The NLRB isn't far wrong, although they do overstate their case. The ruling only applies in the DC circuit's jurisdiction. How many cases that includes I don't know. Contaminating my lack of knowledge is that the DC circuit got the case only because they're the designated appellate court for NLRB rules. Which may make their jurisdiction for this ruling nationwide. Which would undercut NLRB's authority to ignore.

The case must go to the Supremes, too, IMNSHO: the 11th Circuit in Evans v Stephens had already ruled in favor of the NLRB on a substantially similar case. Although the DC circuit dismantled the 11th's reasoning, it's still one appellate court's opinion vs another's, and the SCOTUS should step in to resolve.
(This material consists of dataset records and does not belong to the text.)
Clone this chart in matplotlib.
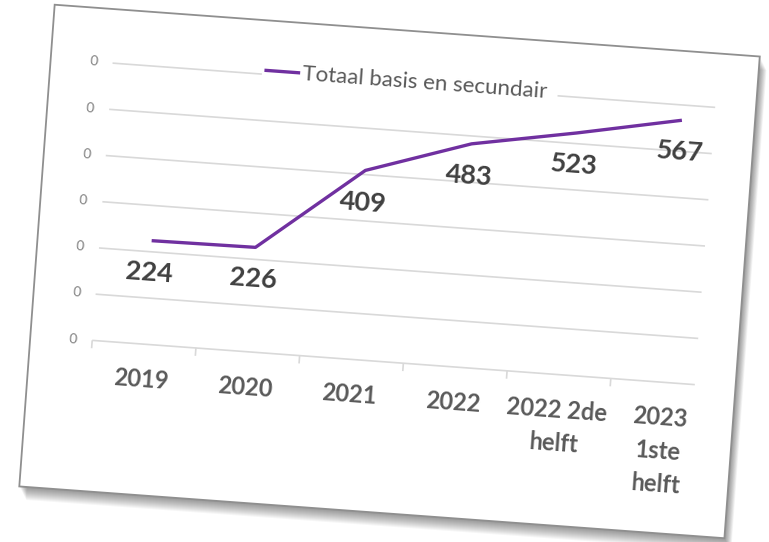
import numpy as np
import matplotlib
matplotlib.use("Agg")
import matplotlib.pyplot as plt
from matplotlib.patches import Rectangle
from matplotlib.transforms import Affine2D

# ── Data ────────────────────────────────────────────────────────────────────
categories = ["2019", "2020", "2021", "2022", "2022 2de\nhelft", "2023\n1ste\nhelft"]
totaal = [224, 226, 409, 483, 523, 567]
grid_values = [0, 100, 200, 300, 400, 500, 600]
grid_labels = ["0", "0", "0", "0", "0", "0", "0"]
series_name = "Totaal basis en secundair"

# ── Layout (pixels, figure is drawn at 100 dpi) ──────────────────────────────
W, H, DPI = 769, 542, 100
ANGLE = -4.2                 # the whole card is tilted clockwise
PURPLE = "#7030A0"
FONT = "Lato"

fig = plt.figure(figsize=(W / DPI, H / DPI), dpi=DPI)
fig.patch.set_facecolor("white")
rot = Affine2D().rotate_deg_around(390, 270, ANGLE)

# card with a soft shadow to the lower right
for d in range(1, 14):
    fig.add_artist(Rectangle((36 + d * 0.6, 29 - d), 707, 483, transform=rot,
                             fc="black", alpha=0.035, lw=0, zorder=-3))
fig.add_artist(Rectangle((36, 29), 707, 483, transform=rot, fc="white",
                         ec="#8f8f8f", lw=1.3, zorder=-1))

ax = fig.add_axes([98 / W, (H - 362) / H, 624 / W, 278 / H])
ax.axis("off")
ax.set_xlim(-0.5, 5.5)
ax.set_ylim(0, 600)
ax.set_autoscale_on(False)

tr = ax.transData + rot
ta = ax.transAxes + rot

# gridlines, axis and category ticks
ax.hlines(grid_values, -0.5, 5.31, colors="#d9d9d9", lw=1.2,
          transform=tr, clip_on=False, zorder=1)
ax.vlines(np.arange(-0.5, 5.0, 1.0), -17, 0, colors="#d9d9d9", lw=1.2,
          transform=tr, clip_on=False, zorder=1)

for g, lab in zip(grid_values, grid_labels):
    ax.text(-0.645, g, lab, transform=tr, ha="right", va="center",
            fontsize=10, color="#7f7f7f", family=FONT,
            rotation=ANGLE, rotation_mode="anchor")

# series
x = np.arange(len(totaal))
ax.plot(x, totaal, color=PURPLE, lw=2.4, transform=tr, clip_on=False,
        solid_capstyle="butt", solid_joinstyle="round", zorder=3)

for i, v in enumerate(totaal):
    ax.text(i, v - 69, str(v), transform=tr, ha="center", va="center",
            fontsize=19.5, fontweight="bold", color="#404040", family=FONT,
            rotation=ANGLE, rotation_mode="anchor", zorder=4)

for i, cat in enumerate(categories):
    ax.text(i, -52, cat, transform=tr, ha="center", va="top",
            fontsize=17, fontweight="bold", color="#595959", family=FONT,
            linespacing=1.55, rotation=ANGLE, rotation_mode="anchor")

# legend (top, drawn by hand so it tilts with the card)
ax.add_patch(Rectangle((0.240, 0.968), 0.475, 0.078, transform=ta,
                       fc="white", lw=0, clip_on=False, zorder=2))
ax.plot([0.2436, 0.301], [1.0144, 1.0144], transform=ta, color=PURPLE,
        lw=2.4, clip_on=False, solid_capstyle="butt", zorder=3)
ax.text(0.3045, 1.0108, series_name, transform=ta, ha="left", va="center",
        fontsize=16, color="#595959", family=FONT,
        rotation=ANGLE, rotation_mode="anchor", zorder=3)

fig.savefig("out.png", dpi=DPI)
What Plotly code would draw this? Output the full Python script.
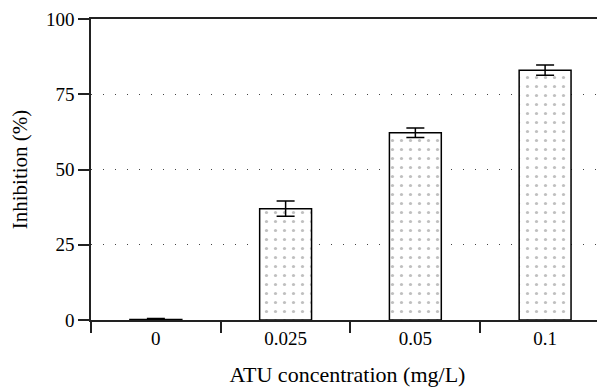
import plotly.graph_objects as go

categories = ["0", "0.025", "0.05", "0.1"]
inhibition = [0.2, 37.0, 62.2, 83.0]
errors = [0.3, 2.5, 1.6, 1.7]
y_ticks = [0, 25, 50, 75, 100]

FONT = "Liberation Serif"

fig = go.Figure()
fig.add_trace(go.Bar(
    x=categories,
    y=inhibition,
    width=0.4,
    marker=dict(
        color="white",
        line=dict(color="black", width=1.5),
        pattern=dict(shape=".", fgcolor="#808080", bgcolor="white", size=9, solidity=0.1),
    ),
    error_y=dict(type="data", array=errors, visible=True, color="black", thickness=1.5, width=9),
    showlegend=False,
))

fig.update_layout(
    width=597, height=383,
    margin=dict(l=83, r=1, t=11, b=71, autoexpand=False),
    paper_bgcolor="white", plot_bgcolor="white",
    font=dict(family=FONT, size=19, color="black"),
)
fig.update_xaxes(
    type="category",
    range=[-0.5, 3.454],
    automargin=False,
    showline=True, linecolor="#222222", linewidth=1.5, mirror=True,
    ticks="outside", ticklen=11, tickwidth=1.5, tickcolor="#222222",
    tickson="boundaries",
    showgrid=False,
    title=dict(text="ATU concentration (mg/L)", font=dict(family=FONT, size=22), standoff=19),
    tickfont=dict(family=FONT, size=19),
)
fig.update_yaxes(
    range=[0, 100],
    automargin=False,
    ticklabeloverflow="allow",
    tickvals=y_ticks,
    showline=True, linecolor="#222222", linewidth=1.5,
    ticks="outside", ticklen=11, tickwidth=1.5, tickcolor="#222222",
    showgrid=True, gridcolor="#444444", gridwidth=1, griddash="1px,11px",
    zeroline=False,
    title=dict(text="Inhibition (%)", font=dict(family=FONT, size=21), standoff=22),
    tickfont=dict(family=FONT, size=19),
)

fig.write_html("out.html")
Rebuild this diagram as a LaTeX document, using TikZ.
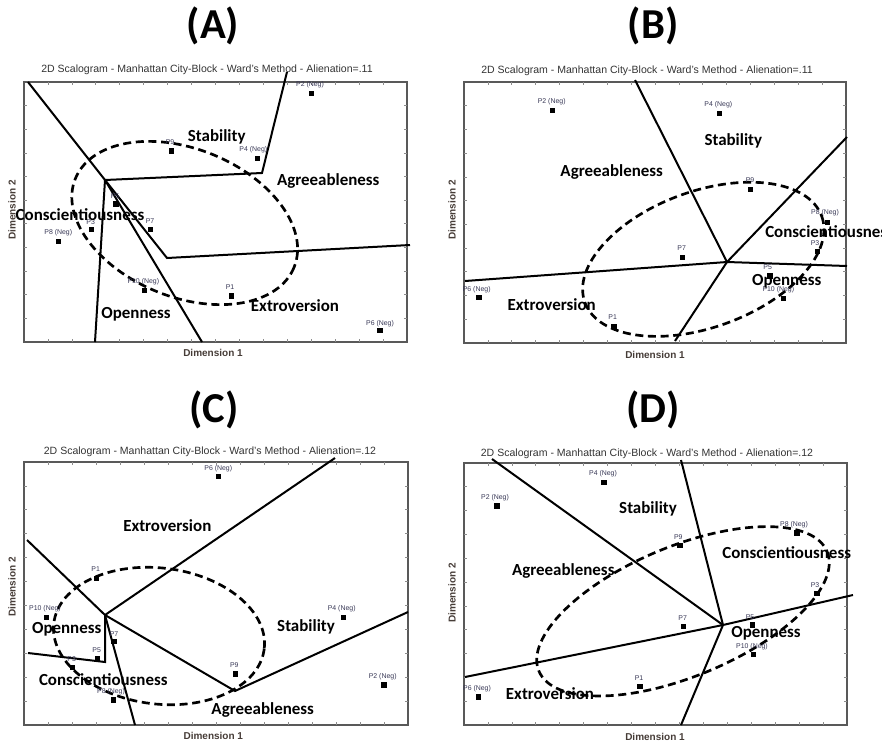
\documentclass[tikz,border=0pt]{standalone}
\usepackage{fontspec}
\setmainfont{Liberation Sans}
\newfontfamily\calfont{Carlito}
\definecolor{plabc}{RGB}{55,55,85}
\definecolor{axc}{RGB}{70,60,55}

% frame of one scalogram with inward tick marks: x0,y0,x1,y1
\newcommand\chartframe[4]{%
  \draw[chartbox] (#1,#2) rectangle (#3,#4);
  \foreach \i in {1,...,15}{%
    \draw[tickmark] ({#1+\i*(#3-#1)/16},#2) -- ++(0,3);
    \draw[tickmark] ({#1+\i*(#3-#1)/16},#4) -- ++(0,-3);}
  \foreach \j in {1,...,10}{%
    \draw[tickmark] (#1,{#2+\j*(#4-#2)/11}) -- ++(3,0);
    \draw[tickmark] (#3,{#2+\j*(#4-#2)/11}) -- ++(-3,0);}
}

\tikzset{
  chartbox/.style={draw=black!65, line width=1pt},
  tickmark/.style={draw=black!45, line width=0.5pt},
  bound/.style={line width=1.5pt, line join=miter},
  facet/.style={dash pattern=on 6pt off 3.5pt, line width=2pt},
  pt/.style={rectangle, fill=black, minimum size=4pt, inner sep=0pt},
  plab/.style={font=\fontsize{5.2}{6}\selectfont, text=plabc, inner sep=0pt},
  cat/.style={font=\calfont\bfseries\fontsize{12.7}{14}\selectfont, inner sep=0pt},
  ptitle/.style={font=\fontsize{7.9}{9}\selectfont, text=black!80, inner sep=0pt},
  axlab/.style={font=\bfseries\fontsize{7.5}{9}\selectfont, text=axc, inner sep=0pt},
  big/.style={font=\calfont\bfseries\fontsize{32}{36}\selectfont, inner sep=0pt}
}

\begin{document}
\begin{tikzpicture}[x=0.75pt,y=-0.75pt]
\useasboundingbox (0,0) rectangle (882,743);

% ---------------- (A) ----------------
\node[big] (hA) at (213,26) {(A)};
\node[ptitle] (tA) at (207,70) {2D Scalogram - Manhattan City-Block - Ward's Method - Alienation=.11};
\chartframe{24}{82}{407}{342}
\node[axlab] (xA) at (213,353) {Dimension 1};
\node[axlab, rotate=90] (yA) at (12,210) {Dimension 2};

\coordinate (aJ) at (105,180);
\coordinate (aTL) at (28,82);
\coordinate (aK1) at (262,173);
\coordinate (aT) at (287,72);
\coordinate (aK2) at (167,258);
\coordinate (aR) at (410,245);
\coordinate (aB1) at (95,342);
\coordinate (aB2) at (202,342);
\draw[bound] (aTL) -- (aJ) -- (aK1) -- (aT);
\draw[bound] (aJ) -- (aK2) -- (aR);
\draw[bound] (aJ) -- (aB1);
\draw[bound] (aJ) -- (aB2);
\draw[facet, rotate around={-22:(184.7,223)}] (184.7,223) ellipse (118 and 74);

\node[pt] (a2) at (311.7,93.3) {};  \node[plab] (a2l) at (310,85) {P2 (Neg)};
\node[pt] (a9) at (171.7,151) {};   \node[plab] (a9l) at (170,142) {P9};
\node[pt] (a4) at (257.7,158.3) {};  \node[plab] (a4l) at (253.3,150) {P4 (Neg)};
\node[pt] (a5) at (116,204) {};     \node[plab] (a5l) at (115,196.5) {P5};
\node[pt] (a3) at (91.7,229.3) {};  \node[plab] (a3l) at (90.7,222) {P3};
\node[pt] (a7) at (150.3,229.3) {}; \node[plab] (a7l) at (150,220.7) {P7};
\node[pt] (a8) at (58.3,241.7) {};  \node[plab] (a8l) at (58.3,232.7) {P8 (Neg)};
\node[pt] (a10) at (144.3,290.3) {}; \node[plab] (a10l) at (143.3,281.7) {P10 (Neg)};
\node[pt] (a1) at (231.3,296) {};   \node[plab] (a1l) at (230,286.7) {P1};
\node[pt] (a6) at (380,330.7) {};   \node[plab] (a6l) at (380,323.3) {P6 (Neg)};

\node[cat] (aSt) at (216.7,137.3) {Stability};
\node[cat] (aAg) at (328.3,180.7) {Agreeableness};
\node[cat] (aCo) at (80,215) {Conscientiousness};
\node[cat] (aOp) at (136,314) {Openness};
\node[cat] (aEx) at (295,306) {Extroversion};

% ---------------- (B) ----------------
\node[big] (hB) at (653,26) {(B)};
\node[ptitle] (tB) at (647,70.5) {2D Scalogram - Manhattan City-Block - Ward's Method - Alienation=.11};
\chartframe{464}{82}{846}{343}
\node[axlab] (xB) at (655,355) {Dimension 1};
\node[axlab, rotate=90] (yB) at (452,210) {Dimension 2};

\coordinate (bJ) at (727,262);
\coordinate (bT) at (635,80);
\coordinate (bUR) at (847,137);
\coordinate (bL) at (465,281);
\coordinate (bR) at (847,266);
\coordinate (bB) at (675,341);
\draw[bound] (bJ) -- (bT);
\draw[bound] (bJ) -- (bUR);
\draw[bound] (bJ) -- (bL);
\draw[bound] (bJ) -- (bR);
\draw[bound] (bJ) -- (bB);
\draw[facet, rotate around={20:(703.3,259.3)}] (703.3,259.3) ellipse (126 and 68);

\node[pt] (b2) at (552.7,110.7) {};  \node[plab] (b2l) at (551.7,101.7) {P2 (Neg)};
\node[pt] (b4) at (719.3,113.3) {};  \node[plab] (b4l) at (718.3,105) {P4 (Neg)};
\node[pt] (b9) at (750.7,189.3) {};  \node[plab] (b9l) at (750,180) {P9};
\node[pt] (b8) at (827.3,222.3) {};  \node[plab] (b8l) at (825,212.7) {P8 (Neg)};
\node[pt] (b3) at (817.3,251.7) {};  \node[plab] (b3l) at (815,242.7) {P3};
\node[pt] (b7) at (682.3,257.3) {};  \node[plab] (b7l) at (681.7,248.3) {P7};
\node[pt] (b5) at (770,276) {};      \node[plab] (b5l) at (767.7,267.3) {P5};
\node[pt] (b10) at (783.3,298.3) {}; \node[plab] (b10l) at (778.3,290) {P10 (Neg)};
\node[pt] (b6) at (479,297.3) {};    \node[plab] (b6l) at (476.7,289.3) {P6 (Neg)};
\node[pt] (b1) at (614,326.7) {};    \node[plab] (b1l) at (612.7,317.3) {P1};

\node[cat] (bSt) at (733.3,141) {Stability};
\node[cat] (bAg) at (611.7,172.3) {Agreeableness};
\node[cat, anchor=west] (bCo) at (765,231.7) {Conscientiousness};
\node[cat] (bOp) at (786.7,281.7) {Openness};
\node[cat] (bEx) at (551.7,305) {Extroversion};

% ---------------- (C) ----------------
\node[big] (hC) at (214,410) {(C)};
\node[ptitle] (tC) at (210,451.7) {2D Scalogram - Manhattan City-Block - Ward's Method - Alienation=.12};
\chartframe{24}{462}{408}{725}
\node[axlab] (xC) at (213.3,736) {Dimension 1};
\node[axlab, rotate=90] (yC) at (12,587) {Dimension 2};

\coordinate (cJ1) at (105,615);
\coordinate (cTL) at (27,540);
\coordinate (cUR) at (335,458);
\coordinate (cJ2) at (235,691);
\coordinate (cR) at (408,612);
\coordinate (cK) at (105,662);
\coordinate (cL) at (28,653);
\coordinate (cB) at (135,725);
\draw[bound] (cTL) -- (cJ1) -- (cUR);
\draw[bound] (cJ1) -- (cJ2) -- (cR);
\draw[bound] (cJ1) -- (cK) -- (cL);
\draw[bound] (cJ1) -- (cB);
\draw[facet, rotate around={-7:(159,636)}] (159,636) ellipse (106 and 68);

\node[pt] (c6) at (218.3,476.7) {};  \node[plab] (c6l) at (218.3,468.3) {P6 (Neg)};
\node[pt] (c1) at (96.7,578.3) {};   \node[plab] (c1l) at (95.7,569.3) {P1};
\node[pt] (c10) at (46.7,617.7) {};  \node[plab] (c10l) at (45,609) {P10 (Neg)};
\node[pt] (c4) at (343.3,617.7) {};  \node[plab] (c4l) at (341.7,609) {P4 (Neg)};
\node[pt] (c7) at (114,641.7) {};    \node[plab] (c7l) at (114,634) {P7};
\node[pt] (c5) at (97.7,658.7) {};   \node[plab] (c5l) at (96.7,650) {P5};
\node[pt] (c3) at (72.7,667.3) {};   \node[plab] (c3l) at (71.7,659.3) {P3};
\node[pt] (c9) at (235.3,674) {};    \node[plab] (c9l) at (234.3,665.3) {P9};
\node[pt] (c2) at (384,685) {};      \node[plab] (c2l) at (382.7,676.7) {P2 (Neg)};
\node[pt] (c8) at (113.3,700) {};    \node[plab] (c8l) at (111,691.7) {P8 (Neg)};

\node[cat] (cEx) at (167.3,525.7) {Extroversion};
\node[cat] (cOp) at (66.7,629) {Openness};
\node[cat] (cSt) at (306,627.3) {Stability};
\node[cat] (cCo) at (103.3,679.3) {Conscientiousness};
\node[cat] (cAg) at (262.7,710) {Agreeableness};

% ---------------- (D) ----------------
\node[big] (hD) at (653,410) {(D)};
\node[ptitle] (tD) at (647,454) {2D Scalogram - Manhattan City-Block - Ward's Method - Alienation=.12};
\chartframe{464}{463}{847}{725}
\node[axlab] (xD) at (655,736.7) {Dimension 1};
\node[axlab, rotate=90] (yD) at (452,593) {Dimension 2};

\coordinate (dJ) at (723,625);
\coordinate (dTL) at (492,459);
\coordinate (dT) at (681,460);
\coordinate (dR) at (853,595);
\coordinate (dL) at (465,677);
\coordinate (dB) at (681,725);
\draw[bound] (dJ) -- (dTL);
\draw[bound] (dJ) -- (dT);
\draw[bound] (dJ) -- (dR);
\draw[bound] (dJ) -- (dL);
\draw[bound] (dJ) -- (dB);
\draw[facet, rotate around={22.5:(683,611.3)}] (683,611.3) ellipse (156 and 65);

\node[pt] (d4) at (604,482.3) {};    \node[plab] (d4l) at (603,473.3) {P4 (Neg)};
\node[pt] (d2) at (497,506) {};      \node[plab] (d2l) at (495,497.7) {P2 (Neg)};
\node[pt] (d8) at (797,533) {};      \node[plab] (d8l) at (794,524.3) {P8 (Neg)};
\node[pt] (d9) at (680,545.7) {};    \node[plab] (d9l) at (678.3,537.3) {P9};
\node[pt] (d3) at (817,593.3) {};    \node[plab] (d3l) at (815,585) {P3};
\node[pt] (d7) at (683.7,626.7) {};  \node[plab] (d7l) at (682.7,617.7) {P7};
\node[pt] (d5) at (752.3,625) {};    \node[plab] (d5l) at (750,617) {P5};
\node[pt] (d10) at (753.3,654.7) {}; \node[plab] (d10l) at (752,646.3) {P10 (Neg)};
\node[pt] (d1) at (640,686.7) {};    \node[plab] (d1l) at (639,678) {P1};
\node[pt] (d6) at (478.3,697) {};    \node[plab] (d6l) at (477,688.7) {P6 (Neg)};

\node[cat] (dSt) at (648,509) {Stability};
\node[cat] (dCo) at (786.7,553) {Conscientiousness};
\node[cat] (dAg) at (563.3,570.7) {Agreeableness};
\node[cat] (dOp) at (766,633) {Openness};
\node[cat] (dEx) at (550,693.3) {Extroversion};
\end{tikzpicture}
\end{document}
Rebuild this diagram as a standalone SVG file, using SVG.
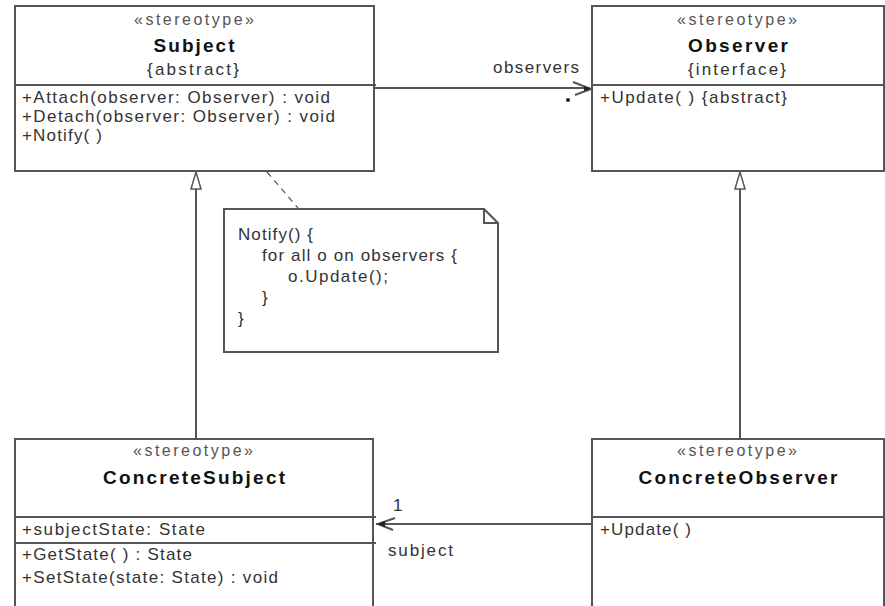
<svg xmlns="http://www.w3.org/2000/svg" width="885" height="606" viewBox="0 0 885 606">
  <style>
    .box { fill: #ffffff; stroke: #555555; stroke-width: 2; }
    .div { stroke: #555555; stroke-width: 2; fill: none; }
    .edge { stroke: #555555; stroke-width: 2; fill: none; }
    .dash { stroke: #555555; stroke-width: 1.2; fill: none; stroke-dasharray: 6 5; }
    .txt { font-family: "Liberation Sans", Arial, sans-serif; font-size: 17px; fill: #333333; }
    .st { font-family: "Liberation Sans", Arial, sans-serif; font-size: 16px; fill: #555555; text-anchor: middle; }
    .name { font-family: "Liberation Sans", Arial, sans-serif; font-size: 19px; font-weight: bold; fill: #111111; text-anchor: middle; }
    .mid { text-anchor: middle; }
  </style>
  <defs>
    <!-- hollow triangle for generalization, pointing along the line direction -->
    <marker id="gen" markerWidth="20" markerHeight="12" refX="19" refY="6" orient="auto" markerUnits="userSpaceOnUse" viewBox="0 0 20 12">
      <path d="M19 6 L2 1 L2 11 Z" fill="#ffffff" stroke="#555555" stroke-width="1.5"/>
    </marker>
  </defs>
  <rect width="885" height="606" fill="#ffffff"/>

  <!-- Subject -->
  <g id="subject">
    <rect class="box" x="15" y="6" width="359" height="165"/>
    <line class="div" x1="15" y1="85" x2="376" y2="85"/>
    <text class="st" x="194" y="25" textLength="120" lengthAdjust="spacing">«stereotype»</text>
    <text class="name" x="194" y="52" textLength="81" lengthAdjust="spacing">Subject</text>
    <text class="txt mid" x="193" y="75" textLength="92" lengthAdjust="spacing">{abstract}</text>
    <text class="txt" x="22" y="103" textLength="308" lengthAdjust="spacing">+Attach(observer: Observer) : void</text>
    <text class="txt" x="22" y="122" textLength="313" lengthAdjust="spacing">+Detach(observer: Observer) : void</text>
    <text class="txt" x="22" y="141" textLength="80" lengthAdjust="spacing">+Notify( )</text>
  </g>

  <!-- Observer -->
  <g id="observer">
    <rect class="box" x="592" y="6" width="292" height="165"/>
    <line class="div" x1="592" y1="85" x2="884" y2="85"/>
    <text class="st" x="737" y="25" textLength="120" lengthAdjust="spacing">«stereotype»</text>
    <text class="name" x="738" y="52" textLength="100" lengthAdjust="spacing">Observer</text>
    <text class="txt mid" x="737" y="75" textLength="98" lengthAdjust="spacing">{interface}</text>
    <text class="txt" x="600" y="103" textLength="187" lengthAdjust="spacing">+Update( ) {abstract}</text>
  </g>

  <!-- Note attached to Subject -->
  <g id="note">
    <path class="box" d="M224 209 H484 L498 223 V352 H224 Z"/>
    <path class="div" d="M484 209 V223 H498" stroke-width="1.2"/>
    <text class="txt" x="238" y="240" textLength="75" lengthAdjust="spacing">Notify() {</text>
    <text class="txt" x="262" y="261" textLength="195" lengthAdjust="spacing">for all o on observers {</text>
    <text class="txt" x="288" y="282" textLength="100" lengthAdjust="spacing">o.Update();</text>
    <text class="txt" x="262" y="303">}</text>
    <text class="txt" x="238" y="324">}</text>
  </g>

  <!-- ConcreteSubject -->
  <g id="concrete-subject">
    <path class="box" d="M15 612 V439 H373 V612"/>
    <line class="div" x1="15" y1="517" x2="376" y2="517"/>
    <line class="div" x1="15" y1="543" x2="376" y2="543"/>
    <text class="st" x="193" y="456" textLength="120" lengthAdjust="spacing">«stereotype»</text>
    <text class="name" x="194" y="484" textLength="182" lengthAdjust="spacing">ConcreteSubject</text>
    <text class="txt" x="22" y="535" textLength="183" lengthAdjust="spacing">+subjectState: State</text>
    <text class="txt" x="22" y="560" textLength="170" lengthAdjust="spacing">+GetState( ) : State</text>
    <text class="txt" x="22" y="583" textLength="256" lengthAdjust="spacing">+SetState(state: State) : void</text>
  </g>

  <!-- ConcreteObserver -->
  <g id="concrete-observer">
    <path class="box" d="M592 612 V439 H884 V612"/>
    <line class="div" x1="592" y1="517" x2="884" y2="517"/>
    <text class="st" x="737" y="456" textLength="120" lengthAdjust="spacing">«stereotype»</text>
    <text class="name" x="738" y="484" textLength="199" lengthAdjust="spacing">ConcreteObserver</text>
    <text class="txt" x="600" y="535" textLength="91" lengthAdjust="spacing">+Update( )</text>
  </g>

  <!-- Connectors -->
  <g id="connectors">
    <!-- generalizations -->
    <line class="edge" x1="196" y1="439" x2="196" y2="172" marker-end="url(#gen)"/>
    <line class="edge" x1="740" y1="439" x2="740" y2="172" marker-end="url(#gen)"/>
    <!-- note anchor -->
    <line class="dash" x1="267" y1="172" x2="298" y2="208"/>
    <!-- Subject -> Observer: observers -->
    <line class="edge" x1="374" y1="88" x2="590" y2="88"/>
    <path class="edge" d="M573 82 L591 89 L575 95" stroke-width="1.5"/>
    <path d="M584 86 L591 89 L584 91 Z" fill="#222222"/>
    <circle cx="568" cy="100" r="2" fill="#222222"/>
    <text class="txt" x="493" y="73" textLength="86" lengthAdjust="spacing">observers</text>
    <!-- ConcreteObserver -> ConcreteSubject: subject -->
    <line class="edge" x1="592" y1="524" x2="376" y2="524"/>
    <path class="edge" d="M395 518 L378 524 L393 530" stroke-width="1.5"/>
    <path d="M377 524 L385 521 L385 527 Z" fill="#222222"/>
    <text class="txt" x="393" y="511">1</text>
    <text class="txt" x="388" y="556" textLength="65" lengthAdjust="spacing">subject</text>
  </g>
</svg>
It's also entirely possible that there'll be a SCOTUS injunction staying any impact the DC ruling has on NLRB rules. That's a lot of disruption to be done and then undone should the SCOTUS reverse DC.

Texan99 said...

No ruling ever solves problems all by itself, but this one is a powerful tool in the hands of litigants like Boeing, whose counsel probably know just what to do with it and are rubbing their hands with glee. I hope the White House is spending some time wondering whether it was a good idea to overreach itself so far as to get some of these issues presented to the Supreme Court. The D.C. court's opinion not only undercut the White House's new tactics but shed doubt on ones that previously had been let slide. I look forward to what the S. Ct. will do with it.

To think it was an unanimous opinion, and from the D.C. court no less: not a bastion of conservative thinking.

douglas said...

In the recent past, it's always been over-reach by the left that held them back. They've cultivated more fertile ground, and gotten away with much recently, but at some point Americans realize they're still American, and hold some regard for our core values, and when the left over-reaches, the pendulum swings back. It's just that over the last few swings, it seems like the whole thing has been tilted so the center of the swing has been moved further left. Perhaps we can see some stabilization start to occur.

When over-reach isn't reacted to by the average citizen, then we have problems- the kind you'd really prefer not to have.